▸ DATASET RECORDS
--
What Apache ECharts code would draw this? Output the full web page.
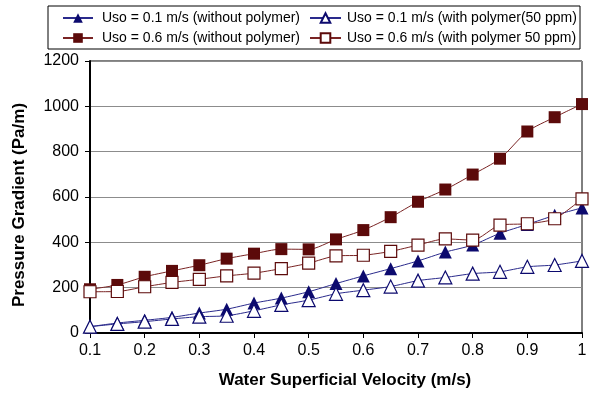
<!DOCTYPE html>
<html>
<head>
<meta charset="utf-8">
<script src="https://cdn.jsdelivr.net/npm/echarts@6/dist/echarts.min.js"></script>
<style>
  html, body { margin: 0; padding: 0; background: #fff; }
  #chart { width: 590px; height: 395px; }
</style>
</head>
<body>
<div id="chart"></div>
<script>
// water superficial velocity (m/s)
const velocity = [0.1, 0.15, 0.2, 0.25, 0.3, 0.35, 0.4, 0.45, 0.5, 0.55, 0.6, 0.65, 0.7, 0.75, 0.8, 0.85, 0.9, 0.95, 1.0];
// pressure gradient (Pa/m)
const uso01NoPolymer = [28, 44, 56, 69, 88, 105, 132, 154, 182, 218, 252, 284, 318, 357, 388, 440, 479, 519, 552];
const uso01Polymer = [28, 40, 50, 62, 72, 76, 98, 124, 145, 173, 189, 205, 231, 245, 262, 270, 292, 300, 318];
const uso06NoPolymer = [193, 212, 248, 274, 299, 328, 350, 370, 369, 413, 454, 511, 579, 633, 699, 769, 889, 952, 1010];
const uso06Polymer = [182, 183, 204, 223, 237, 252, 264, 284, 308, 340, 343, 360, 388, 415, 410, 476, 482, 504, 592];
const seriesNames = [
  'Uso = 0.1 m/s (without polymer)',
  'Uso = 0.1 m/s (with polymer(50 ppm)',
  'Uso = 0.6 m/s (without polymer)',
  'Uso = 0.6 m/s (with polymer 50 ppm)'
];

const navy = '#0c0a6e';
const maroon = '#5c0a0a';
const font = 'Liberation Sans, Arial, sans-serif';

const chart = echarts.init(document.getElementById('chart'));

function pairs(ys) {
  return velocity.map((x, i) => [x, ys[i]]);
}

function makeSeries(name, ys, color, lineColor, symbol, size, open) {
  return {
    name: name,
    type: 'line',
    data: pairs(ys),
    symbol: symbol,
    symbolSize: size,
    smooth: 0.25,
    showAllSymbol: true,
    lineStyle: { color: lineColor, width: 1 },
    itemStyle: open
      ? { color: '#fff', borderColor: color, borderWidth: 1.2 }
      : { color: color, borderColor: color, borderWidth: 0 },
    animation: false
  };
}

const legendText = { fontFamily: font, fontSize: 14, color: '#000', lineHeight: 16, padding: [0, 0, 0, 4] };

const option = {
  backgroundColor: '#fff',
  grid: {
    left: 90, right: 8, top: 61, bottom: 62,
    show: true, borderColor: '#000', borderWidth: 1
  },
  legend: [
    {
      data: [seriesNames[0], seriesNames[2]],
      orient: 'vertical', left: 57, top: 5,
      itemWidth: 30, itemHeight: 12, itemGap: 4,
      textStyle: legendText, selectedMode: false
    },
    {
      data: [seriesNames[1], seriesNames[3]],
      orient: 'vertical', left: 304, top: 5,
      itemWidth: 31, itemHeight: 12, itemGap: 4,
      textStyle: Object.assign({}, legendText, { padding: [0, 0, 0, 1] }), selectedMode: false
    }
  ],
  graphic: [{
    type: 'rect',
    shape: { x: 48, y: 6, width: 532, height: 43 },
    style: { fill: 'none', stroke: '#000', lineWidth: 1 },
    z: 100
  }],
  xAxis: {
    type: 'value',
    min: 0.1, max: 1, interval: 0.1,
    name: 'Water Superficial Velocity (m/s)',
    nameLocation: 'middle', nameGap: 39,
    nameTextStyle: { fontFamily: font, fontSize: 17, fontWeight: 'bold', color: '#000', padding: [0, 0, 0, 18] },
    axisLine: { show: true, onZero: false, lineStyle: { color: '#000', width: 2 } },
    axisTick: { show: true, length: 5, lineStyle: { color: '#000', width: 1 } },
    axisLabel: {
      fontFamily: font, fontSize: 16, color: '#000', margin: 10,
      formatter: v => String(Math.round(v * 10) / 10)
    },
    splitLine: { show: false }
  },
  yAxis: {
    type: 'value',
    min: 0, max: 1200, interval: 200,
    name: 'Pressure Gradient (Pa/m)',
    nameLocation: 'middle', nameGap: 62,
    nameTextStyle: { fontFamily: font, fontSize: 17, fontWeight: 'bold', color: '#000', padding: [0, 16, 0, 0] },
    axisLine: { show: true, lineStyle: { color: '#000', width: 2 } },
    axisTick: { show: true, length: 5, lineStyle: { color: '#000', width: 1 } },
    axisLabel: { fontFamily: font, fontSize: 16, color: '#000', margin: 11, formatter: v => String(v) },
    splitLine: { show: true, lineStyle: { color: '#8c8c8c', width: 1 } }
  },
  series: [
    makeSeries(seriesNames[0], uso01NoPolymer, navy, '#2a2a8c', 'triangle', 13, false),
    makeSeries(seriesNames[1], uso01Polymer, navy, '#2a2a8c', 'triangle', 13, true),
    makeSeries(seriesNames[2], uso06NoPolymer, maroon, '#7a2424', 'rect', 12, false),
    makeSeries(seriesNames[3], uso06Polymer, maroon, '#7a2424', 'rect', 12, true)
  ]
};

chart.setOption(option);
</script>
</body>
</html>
--
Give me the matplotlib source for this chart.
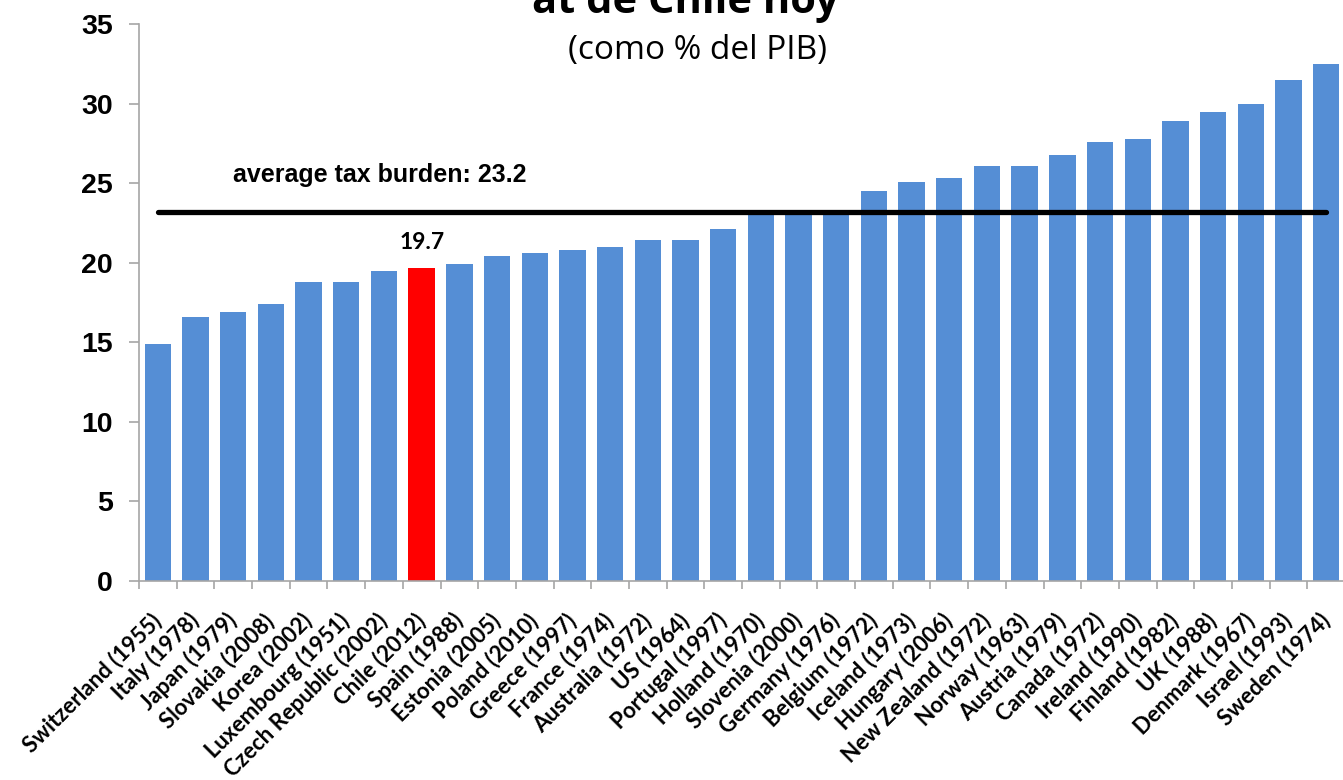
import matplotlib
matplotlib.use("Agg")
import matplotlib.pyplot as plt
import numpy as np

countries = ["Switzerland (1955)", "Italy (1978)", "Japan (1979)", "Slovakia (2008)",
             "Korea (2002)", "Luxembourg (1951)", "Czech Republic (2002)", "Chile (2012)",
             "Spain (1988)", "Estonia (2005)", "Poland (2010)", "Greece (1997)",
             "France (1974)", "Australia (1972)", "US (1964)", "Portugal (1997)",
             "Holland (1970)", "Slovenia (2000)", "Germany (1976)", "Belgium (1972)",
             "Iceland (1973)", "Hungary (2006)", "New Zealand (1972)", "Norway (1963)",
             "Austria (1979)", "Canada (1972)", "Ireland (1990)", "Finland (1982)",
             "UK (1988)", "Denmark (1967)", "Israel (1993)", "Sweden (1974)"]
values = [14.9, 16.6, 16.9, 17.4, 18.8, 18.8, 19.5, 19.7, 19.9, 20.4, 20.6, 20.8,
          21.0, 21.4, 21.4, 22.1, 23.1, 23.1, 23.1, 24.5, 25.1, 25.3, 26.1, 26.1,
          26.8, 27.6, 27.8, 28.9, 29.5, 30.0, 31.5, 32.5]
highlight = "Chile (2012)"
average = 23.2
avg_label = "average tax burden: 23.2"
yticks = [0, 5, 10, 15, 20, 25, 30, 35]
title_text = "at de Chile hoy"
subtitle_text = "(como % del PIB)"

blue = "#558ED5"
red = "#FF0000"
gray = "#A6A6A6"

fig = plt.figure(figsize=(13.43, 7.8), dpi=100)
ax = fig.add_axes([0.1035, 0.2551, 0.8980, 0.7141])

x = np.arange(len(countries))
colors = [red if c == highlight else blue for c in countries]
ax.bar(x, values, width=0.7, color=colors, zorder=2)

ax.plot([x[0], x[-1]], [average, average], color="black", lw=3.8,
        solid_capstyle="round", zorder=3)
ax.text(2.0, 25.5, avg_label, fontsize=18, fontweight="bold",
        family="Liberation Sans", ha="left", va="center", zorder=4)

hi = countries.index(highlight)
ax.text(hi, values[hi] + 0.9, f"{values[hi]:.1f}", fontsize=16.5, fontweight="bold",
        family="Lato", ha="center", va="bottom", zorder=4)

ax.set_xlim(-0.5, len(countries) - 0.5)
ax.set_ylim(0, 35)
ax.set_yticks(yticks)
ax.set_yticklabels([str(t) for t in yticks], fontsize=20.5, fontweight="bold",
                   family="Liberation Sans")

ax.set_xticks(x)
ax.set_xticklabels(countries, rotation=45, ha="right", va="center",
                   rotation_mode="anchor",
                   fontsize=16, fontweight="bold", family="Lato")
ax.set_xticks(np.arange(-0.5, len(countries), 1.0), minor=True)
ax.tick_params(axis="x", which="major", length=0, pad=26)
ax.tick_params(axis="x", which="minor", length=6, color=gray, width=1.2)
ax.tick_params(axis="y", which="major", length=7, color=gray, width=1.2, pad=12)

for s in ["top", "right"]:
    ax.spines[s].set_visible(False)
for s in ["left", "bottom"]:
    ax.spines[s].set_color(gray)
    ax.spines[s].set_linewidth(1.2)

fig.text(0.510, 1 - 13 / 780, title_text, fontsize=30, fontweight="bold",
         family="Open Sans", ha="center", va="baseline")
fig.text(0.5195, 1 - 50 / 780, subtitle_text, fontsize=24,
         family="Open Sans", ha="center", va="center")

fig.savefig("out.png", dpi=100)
--
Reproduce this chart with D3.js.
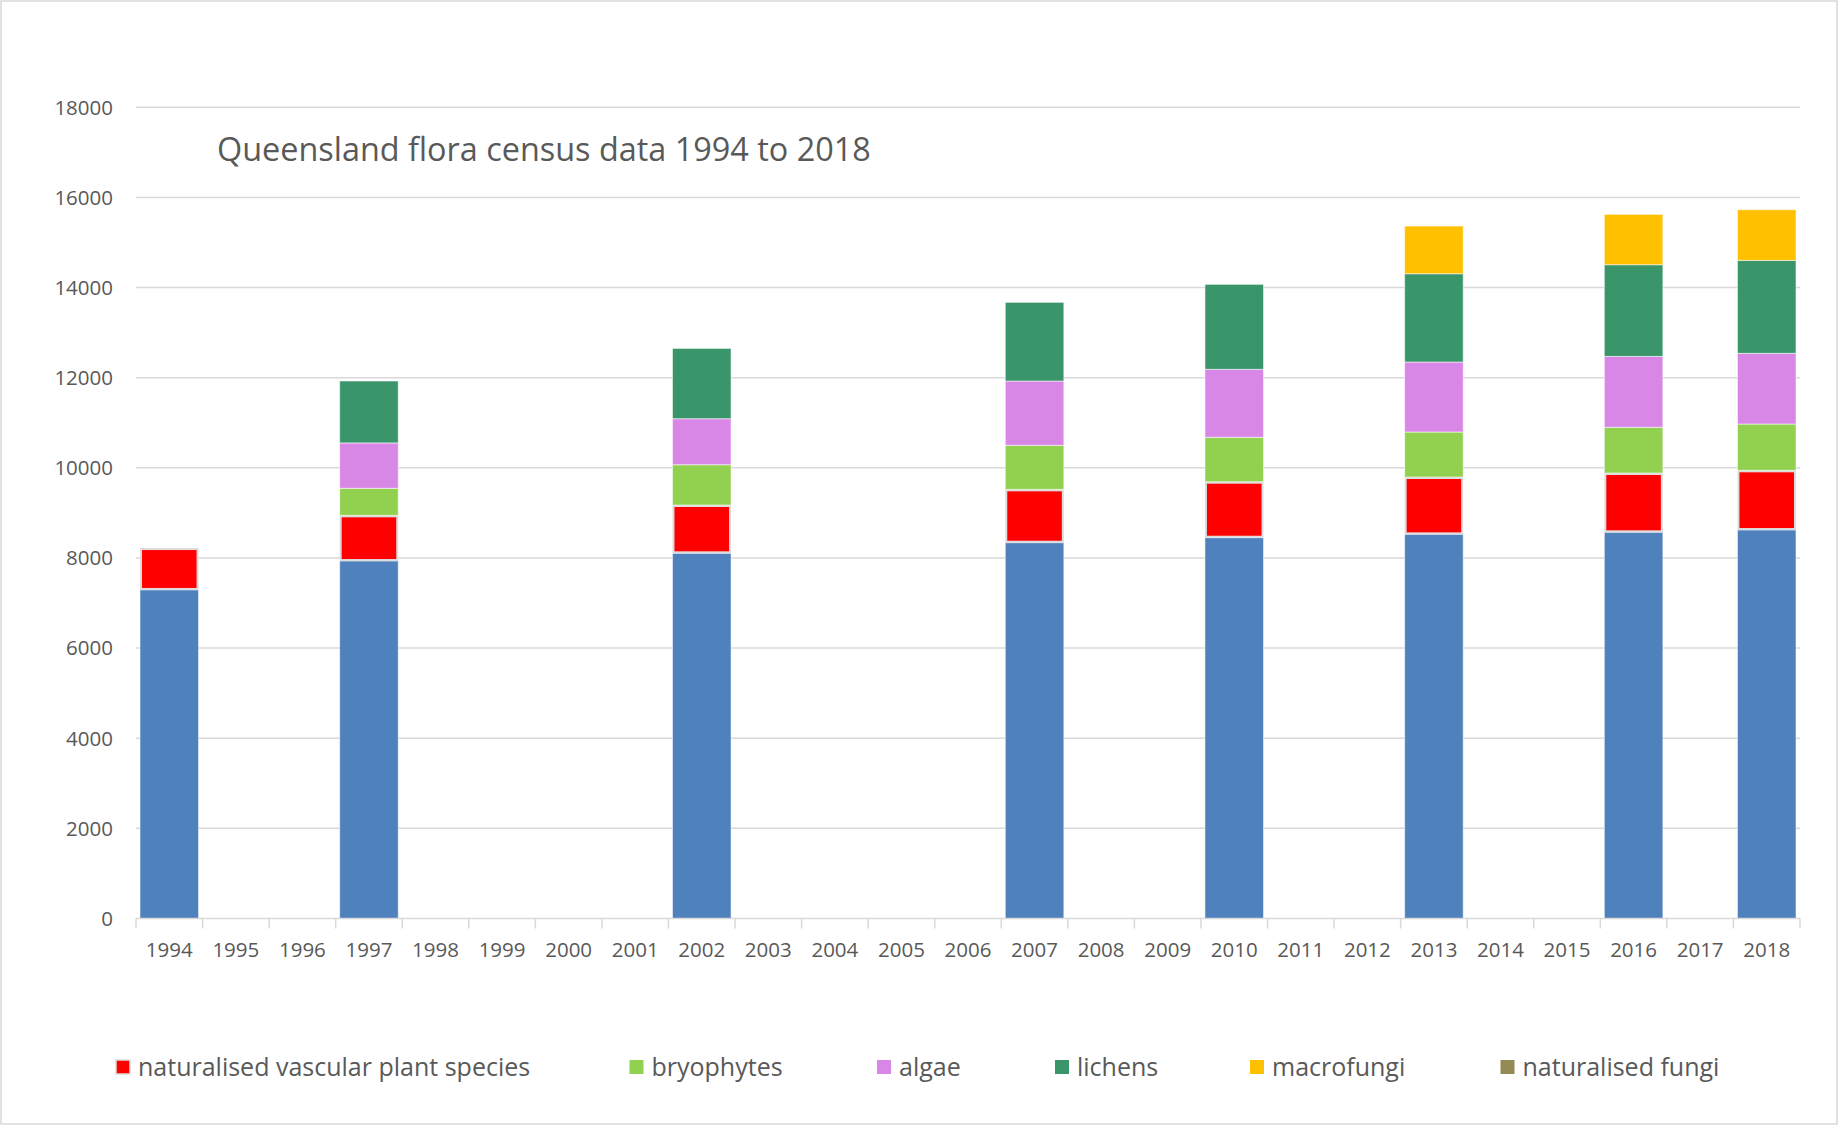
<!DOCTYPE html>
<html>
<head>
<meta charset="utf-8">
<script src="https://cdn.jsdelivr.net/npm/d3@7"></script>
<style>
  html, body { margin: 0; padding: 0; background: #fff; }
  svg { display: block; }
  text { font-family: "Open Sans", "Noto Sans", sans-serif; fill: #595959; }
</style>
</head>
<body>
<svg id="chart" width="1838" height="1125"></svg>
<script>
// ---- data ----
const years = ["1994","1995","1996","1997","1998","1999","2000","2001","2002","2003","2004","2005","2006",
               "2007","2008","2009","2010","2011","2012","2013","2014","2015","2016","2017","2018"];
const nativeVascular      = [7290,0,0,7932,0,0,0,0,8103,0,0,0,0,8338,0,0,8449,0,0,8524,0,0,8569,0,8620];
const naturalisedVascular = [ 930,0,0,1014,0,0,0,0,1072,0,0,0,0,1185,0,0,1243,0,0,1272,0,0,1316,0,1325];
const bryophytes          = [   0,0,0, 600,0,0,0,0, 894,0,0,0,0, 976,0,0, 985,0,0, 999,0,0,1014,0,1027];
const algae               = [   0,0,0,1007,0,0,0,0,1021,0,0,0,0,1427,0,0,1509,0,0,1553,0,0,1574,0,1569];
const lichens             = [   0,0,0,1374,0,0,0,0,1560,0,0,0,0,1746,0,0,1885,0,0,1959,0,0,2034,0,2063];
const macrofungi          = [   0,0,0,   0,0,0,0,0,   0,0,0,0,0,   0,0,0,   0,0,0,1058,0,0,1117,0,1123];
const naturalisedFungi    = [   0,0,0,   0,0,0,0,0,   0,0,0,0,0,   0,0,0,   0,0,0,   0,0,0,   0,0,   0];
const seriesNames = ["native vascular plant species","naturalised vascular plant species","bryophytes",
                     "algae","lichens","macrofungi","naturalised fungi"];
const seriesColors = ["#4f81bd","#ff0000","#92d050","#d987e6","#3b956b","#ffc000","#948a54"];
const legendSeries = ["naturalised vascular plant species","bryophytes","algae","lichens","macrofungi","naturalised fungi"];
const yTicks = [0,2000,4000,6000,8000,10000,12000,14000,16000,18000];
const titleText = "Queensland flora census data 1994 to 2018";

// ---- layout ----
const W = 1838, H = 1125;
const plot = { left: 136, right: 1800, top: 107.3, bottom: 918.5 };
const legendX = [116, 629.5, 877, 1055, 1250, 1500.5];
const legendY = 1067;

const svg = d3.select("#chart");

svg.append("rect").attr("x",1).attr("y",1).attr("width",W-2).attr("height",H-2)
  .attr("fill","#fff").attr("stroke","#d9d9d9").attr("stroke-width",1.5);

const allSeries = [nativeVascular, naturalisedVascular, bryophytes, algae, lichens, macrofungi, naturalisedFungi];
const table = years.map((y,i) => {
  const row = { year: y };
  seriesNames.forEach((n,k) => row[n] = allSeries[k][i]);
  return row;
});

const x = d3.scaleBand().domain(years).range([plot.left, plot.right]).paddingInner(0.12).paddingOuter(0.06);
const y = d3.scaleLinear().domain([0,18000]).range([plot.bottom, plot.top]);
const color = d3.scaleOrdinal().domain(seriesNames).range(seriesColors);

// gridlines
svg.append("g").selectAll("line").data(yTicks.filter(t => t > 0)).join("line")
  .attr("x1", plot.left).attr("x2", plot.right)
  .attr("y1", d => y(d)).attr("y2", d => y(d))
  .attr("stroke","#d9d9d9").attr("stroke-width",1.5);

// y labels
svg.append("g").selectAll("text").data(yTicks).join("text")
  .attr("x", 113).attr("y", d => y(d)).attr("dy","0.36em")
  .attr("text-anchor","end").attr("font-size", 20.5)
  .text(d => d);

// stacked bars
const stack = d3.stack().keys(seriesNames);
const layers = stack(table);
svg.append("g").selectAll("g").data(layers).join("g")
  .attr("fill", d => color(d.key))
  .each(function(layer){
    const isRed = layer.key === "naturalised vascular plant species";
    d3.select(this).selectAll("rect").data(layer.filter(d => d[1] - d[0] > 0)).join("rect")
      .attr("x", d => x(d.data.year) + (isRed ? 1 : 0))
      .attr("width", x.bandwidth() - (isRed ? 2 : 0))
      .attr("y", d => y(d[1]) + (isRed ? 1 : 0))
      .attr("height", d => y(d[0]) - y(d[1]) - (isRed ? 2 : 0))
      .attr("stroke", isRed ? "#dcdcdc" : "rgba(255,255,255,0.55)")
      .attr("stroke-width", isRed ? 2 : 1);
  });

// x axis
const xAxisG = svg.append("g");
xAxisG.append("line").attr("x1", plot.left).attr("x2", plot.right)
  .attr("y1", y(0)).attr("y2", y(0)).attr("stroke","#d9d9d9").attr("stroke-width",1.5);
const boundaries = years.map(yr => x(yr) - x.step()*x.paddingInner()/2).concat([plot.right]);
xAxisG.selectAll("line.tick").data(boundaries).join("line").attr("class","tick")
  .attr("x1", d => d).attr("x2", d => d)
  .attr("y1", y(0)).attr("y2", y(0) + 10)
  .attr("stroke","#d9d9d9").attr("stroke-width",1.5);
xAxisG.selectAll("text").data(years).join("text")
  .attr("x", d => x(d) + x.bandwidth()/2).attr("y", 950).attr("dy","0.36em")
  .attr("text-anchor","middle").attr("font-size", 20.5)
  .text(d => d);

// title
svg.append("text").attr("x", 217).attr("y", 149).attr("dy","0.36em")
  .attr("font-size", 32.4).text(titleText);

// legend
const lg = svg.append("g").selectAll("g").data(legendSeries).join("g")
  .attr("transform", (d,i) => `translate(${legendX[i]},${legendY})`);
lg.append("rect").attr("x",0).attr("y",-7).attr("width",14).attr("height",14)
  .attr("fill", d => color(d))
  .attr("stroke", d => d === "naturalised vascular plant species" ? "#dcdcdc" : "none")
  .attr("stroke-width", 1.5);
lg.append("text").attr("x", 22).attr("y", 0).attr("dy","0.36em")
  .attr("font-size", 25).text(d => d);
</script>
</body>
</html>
--
▸ PROBLEM DETAILS
From the records above, copy only the lines running from the line containing "Give me the matplotlib source for this chart." to the line containing "import numpy as np", both ends included. Leave the pictures out.

▸ FINISHED TASK
Give me the matplotlib source for this chart.
import matplotlib
matplotlib.use("Agg")
import matplotlib.pyplot as plt
import numpy as np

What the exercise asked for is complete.